Names and faces

Names and faces

• Hip-hop artist Kodak Black, whose real name is Bill Kapri, was arrested in Pompano Beach, Fla., early on New Year's morning and accused of trespassing in the area where he grew up, said officials from the Broward County sheriff's office. He was taken to jail and released after posting bond. Black, who changed his name from Dieuson Octave to Bill Kapri, grew up in Pompano Beach. He was honored in June for his philanthropy. The proclamation was sponsored by former Broward commissioner and mayor Dale Holness and was prompted, in part, by Black paying college costs for three children of the two FBI agents killed during a raid in Sunrise in February, paying funeral costs for a police officer in South Carolina, and donating $100,000 to the Nova Southeastern University law school in memory of Meadow Pollack, a victim in the Marjory Stoneman Douglas school shooting in 2018. Former President Donald Trump commuted Black's prison sentence in 2020, on the last day of his presidency. At the time, Black had served about half of a three-year sentence issued after he pleaded guilty to falsifying information on a document used to purchase guns in Miami. The prison sentence began after Black was arrested in May 2019 before performing at Rolling Loud, the national hip-hop festival at Hard Rock Stadium in Miami Gardens. Black has had several arrests, including in April 2019, when he was arrested on drugs and weapons charges as he attempted to reenter the United States from Canada near Niagara Falls, N.Y.
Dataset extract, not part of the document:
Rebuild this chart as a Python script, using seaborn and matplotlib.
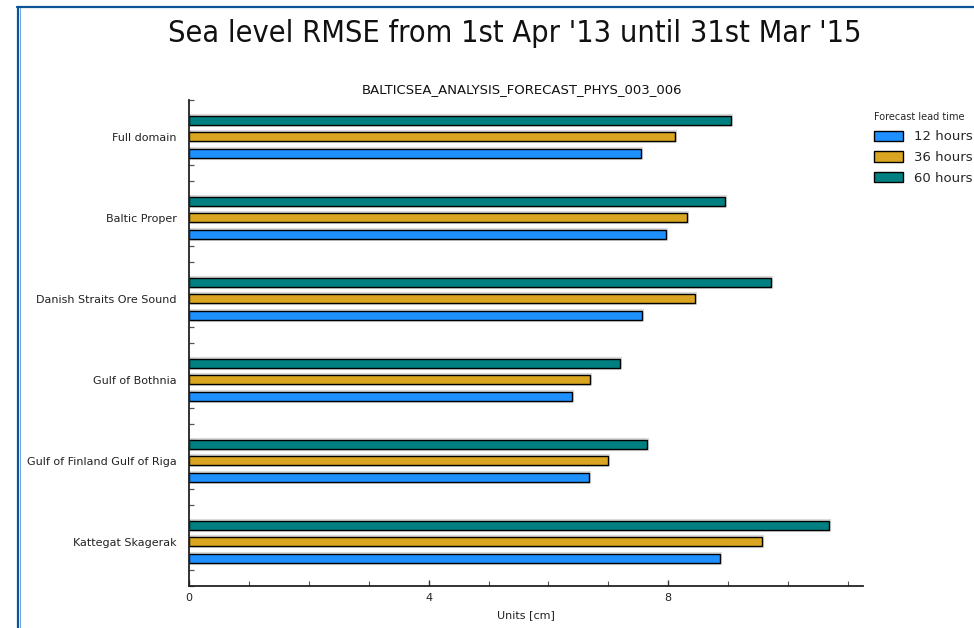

• Star architect Santiago Calatrava's multimillion-dollar footbridge of translucent glass and steel is getting redone in less-glamorous trachyte stone after officials in Venice, Italy, say the slippery structure over the grand canal is too dangerous. As tourists wander obliviously on the Ponte della Costituzione, locals proceed with caution. Venetians make sure to walk on the narrow stone strip at the center, some lifting fogged glasses to keep their eyes on the ground. When a visitor trips, they barely lift their gaze. "That is not a bridge," said Angelo Xalle, 71, a retired port worker who recalled helping people with broken chins or foreheads get up from its sleek floor. "It's a trap." Located near Venice's train station, it was meant to symbolize the city's embrace of modernity, but it has become better known as a stage for ruinous tumbles and dangerous slips. "People hurt themselves, and they sue the administration," said Francesca Zaccariotto, Venice's public works official. "We have to intervene." Acclaimed around the world for work including the World Trade Center Transportation Hub in New York, Calatrava was commissioned to design the bridge in 1999. When it opened nine years later, after protests about delays and soaring costs, complaints about falls began quickly. Venice is not the first city to experience problems with Calatrava's projects. In 2011, Bilbao, Spain, laid a huge black rubber carpet over a Calatrava footbridge paved with glass tiles because so many pedestrians had slipped and fallen. Calatrava's office did not respond to a request for comment on the new safety plan or criticisms about the footbridge.